Objective: Your copy of the material must match it exactly, except that pictures are dropped.

Material provided:
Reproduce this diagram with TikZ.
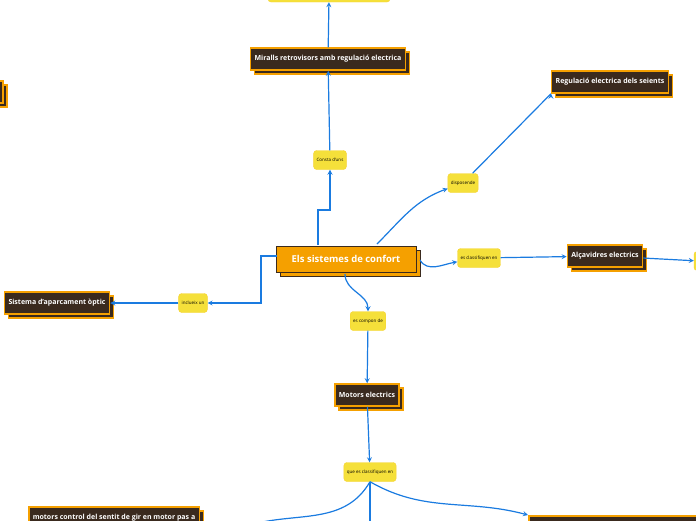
\documentclass[tikz,border=0pt]{standalone}
\usepackage{fontspec}
\setmainfont{Open Sans}
\usetikzlibrary{shadows}
\definecolor{dark}{HTML}{3A2A1E}
\definecolor{orng}{HTML}{F5A000}
\definecolor{yel}{HTML}{F5E03A}
\definecolor{link}{HTML}{1A7BE0}
\begin{document}
\begin{tikzpicture}[x=1pt,y=-1pt,
  topic/.style = {draw=orng, line width=1.5pt, fill=dark, text=white, font=\bfseries\fontsize{7}{8}\selectfont, inner sep=4pt, minimum height=22pt,
    copy shadow={shadow xshift=4pt, shadow yshift=-4pt, draw=orng, fill=dark}},
  root/.style = {draw=dark, line width=1pt, fill=orng, text=white, font=\bfseries\fontsize{9.5}{11}\selectfont, minimum height=26pt, minimum width=140pt,
    copy shadow={shadow xshift=4pt, shadow yshift=-4pt, draw=dark, fill=orng}},
  rel/.style = {fill=yel, draw=yel!85!orange, rounded corners=3pt, font=\fontsize{4.5}{5}\selectfont, minimum height=19pt, inner sep=3pt},
  link/.style = {draw=link, line width=1.2pt, ->, >=stealth}]
\useasboundingbox (0,0) rectangle (696,520);
\node[root] (main) at (346,259) {Els sistemes de confort};
\node[topic] (mir) at (328,59) {Miralls retrovisors amb regulació electrica};
\node[rel, minimum width=122pt, minimum height=8pt] (top) at (329,-2) {};
\node[topic] (reg) at (610,82) {Regulació electrica dels seients};
\node[rel] (consta) at (330,160) {Consta d'uns};
\node[rel] (disp) at (463,183) {disposende};
\node[rel] (escl) at (479,258) {es classifiquen en};
\node[topic] (alc) at (605,256) {Alçavidres electrics};
\node[rel, minimum width=10pt] (rgt) at (699,261) {};
\node[topic, minimum width=12pt] (lft) at (-3,92) {};
\node[topic] (sis) at (57,303) {Sistema d'aparcament òptic};
\node[rel] (incl) at (193,303) {inclueix un};
\node[rel] (comp) at (368,321) {es compon de};
\node[topic] (mot) at (367,395) {Motors electrics};
\node[rel] (que) at (370,472) {que es classifiquen en};
\node[topic, anchor=north west] (pas) at (28,506) {motors control del sentit de gir en motor pas a};
\node[topic, minimum width=170pt, anchor=north west] (brt) at (528,515) {};
\coordinate (bot) at (370,525);
\draw[link] (318,245) |- (330,210) -- (consta);
\draw[link] (consta) -- (mir);
\draw[link] (mir) -- (top);
\draw[link] (377,244) to[out=-45+90,in=200] (disp);
\draw[link] (disp) -- (reg.south west) ++(0,0);
\draw[link] (420,260) to[out=-60,in=190] (escl);
\draw[link] (escl) -- (alc);
\draw[link] (alc) -- (rgt);
\draw[link] (277,256) -| (261,303) -- (incl);
\draw[link] (incl) -- (sis);
\draw[link] (345,274) to[out=-90,in=90] (comp);
\draw[link] (comp) -- (mot);
\draw[link] (mot) -- (que);
\draw[link] (que.south) to[out=-120,in=15] (250,525);
\draw[link, -] (que.south) -- (bot);
\draw[link] (que.south) to[out=-30,in=165] (brt.north west);
\end{tikzpicture}
\end{document}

Response:
Reproduce this diagram with TikZ.
\documentclass[tikz,border=0pt]{standalone}
\usepackage{fontspec}
\setmainfont{Open Sans}
\usetikzlibrary{shadows}
\definecolor{dark}{HTML}{3A2A1E}
\definecolor{orng}{HTML}{F5A000}
\definecolor{yel}{HTML}{F5E03A}
\definecolor{link}{HTML}{1A7BE0}
\begin{document}
\begin{tikzpicture}[x=1pt,y=-1pt,
  topic/.style = {draw=orng, line width=1.5pt, fill=dark, text=white, font=\bfseries\fontsize{7}{8}\selectfont, inner sep=4pt, minimum height=22pt,
    copy shadow={shadow xshift=4pt, shadow yshift=-4pt, draw=orng, fill=dark}},
  root/.style = {draw=dark, line width=1pt, fill=orng, text=white, font=\bfseries\fontsize{9.5}{11}\selectfont, minimum height=26pt, minimum width=140pt,
    copy shadow={shadow xshift=4pt, shadow yshift=-4pt, draw=dark, fill=orng}},
  rel/.style = {fill=yel, draw=yel!85!orange, rounded corners=3pt, font=\fontsize{4.5}{5}\selectfont, minimum height=19pt, inner sep=3pt},
  link/.style = {draw=link, line width=1.2pt, ->, >=stealth}]
\useasboundingbox (0,0) rectangle (696,520);
\node[root] (main) at (346,259) {Els sistemes de confort};
\node[topic] (mir) at (328,59) {Miralls retrovisors amb regulació electrica};
\node[rel, minimum width=122pt, minimum height=8pt] (top) at (329,-2) {};
\node[topic] (reg) at (610,82) {Regulació electrica dels seients};
\node[rel] (consta) at (330,160) {Consta d'uns};
\node[rel] (disp) at (463,183) {disposende};
\node[rel] (escl) at (479,258) {es classifiquen en};
\node[topic] (alc) at (605,256) {Alçavidres electrics};
\node[rel, minimum width=10pt] (rgt) at (699,261) {};
\node[topic, minimum width=12pt] (lft) at (-3,92) {};
\node[topic] (sis) at (57,303) {Sistema d'aparcament òptic};
\node[rel] (incl) at (193,303) {inclueix un};
\node[rel] (comp) at (368,321) {es compon de};
\node[topic] (mot) at (367,395) {Motors electrics};
\node[rel] (que) at (370,472) {que es classifiquen en};
\node[topic, anchor=north west] (pas) at (28,506) {motors control del sentit de gir en motor pas a};
\node[topic, minimum width=170pt, anchor=north west] (brt) at (528,515) {};
\coordinate (bot) at (370,525);
\draw[link] (318,245) |- (330,210) -- (consta);
\draw[link] (consta) -- (mir);
\draw[link] (mir) -- (top);
\draw[link] (377,244) to[out=-45+90,in=200] (disp);
\draw[link] (disp) -- (reg.south west) ++(0,0);
\draw[link] (420,260) to[out=-60,in=190] (escl);
\draw[link] (escl) -- (alc);
\draw[link] (alc) -- (rgt);
\draw[link] (277,256) -| (261,303) -- (incl);
\draw[link] (incl) -- (sis);
\draw[link] (345,274) to[out=-90,in=90] (comp);
\draw[link] (comp) -- (mot);
\draw[link] (mot) -- (que);
\draw[link] (que.south) to[out=-120,in=15] (250,525);
\draw[link, -] (que.south) -- (bot);
\draw[link] (que.south) to[out=-30,in=165] (brt.north west);
\end{tikzpicture}
\end{document}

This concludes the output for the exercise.